Le premier "roman épistolaire" n'était pas censé en être un ! Montesquieu, désireux surtout de publier une correspondance fictive, se rend compte quelques années plus tard que son ouvrage est perçu véritablement comme un roman à part entière. Montesquieu nous offre ici une oeuvre captivante qui a l'immense intérêt de nous proposer plusieurs niveaux de lecture.
Au premier regard, nous avons le point de vue d'Orientaux fictifs en train d'observer, de commenter et de tenter de comprendre la société française du début du XVIIIe siècle. C'est donc sous la forme d'une intrigue légère, teintée de naïveté, qu'on découvre d'abord cette oeuvre, intrigue qui ne peut que cacher un dessein plus important.
En effet, nous voyons bien sûr poindre, par la suite, les propres pensées de l'auteur : ses critiques de la société française, et surtout son système politique, la monarchie autoritaire de Louis XIV puis les abus de la Régence, ses doutes en matière religieuse (on ressent fortement la tentation déiste), ainsi que sur les modalités de pensée de l'époque selon le savant-philosophe qu'était Montesquieu. C'est un véritable commentaire social auquel se livre donc cet auteur unique.
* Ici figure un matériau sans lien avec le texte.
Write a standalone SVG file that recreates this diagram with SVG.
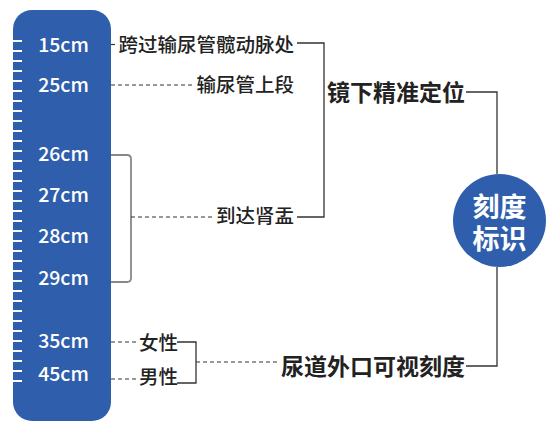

Enfin, dernier regard possible, celui de l'historien. Les Lettres Persanes sont une fantastique plongée dans les circulations internationales au XVIIIe siècle. Publiées d'abord à Amsterdam, faussement à Cologne, puis dans toute l'Europe, par un auteur français qui fait intervenir des grands personnages orientaux, nous avons là des mobilités fantastiques à l'échelle de l'Europe ! de même, on voit que la circulation des idées dans toute l'Europe est parfaitement digérée et cela est surtout illustrée par l'usage de ces correspondances internationales qui, adressées individuellement, étaient souvent lues collectivement ensuite. Enfin, Montesquieu se base sur un nombre de sources impressionnant et d'origine très diversifiée, notamment des récits de voyage dont le nombre devient exponentiel au XVIIIe siècle.
En conclusion, les Lettres Persanes, sur certains aspects, pourraient certainement être rebaptisées "Les Français Ridicules" tant le regard porté sur la France est conséquent. Mais comme je viens de le décrire, cette oeuvre est même bien plus que cela.
Entre humanité et identité nationale, c'est la vision de l'Autre qui est ici développée, vision finalement très (trop) actuelle (investissements en masse des Qataris, rejet de l'immigration, etc.), dans un monde globalisé qui stigmatise de plus en plus, malgré les bienfaits de toute compréhension de "l'Autre"...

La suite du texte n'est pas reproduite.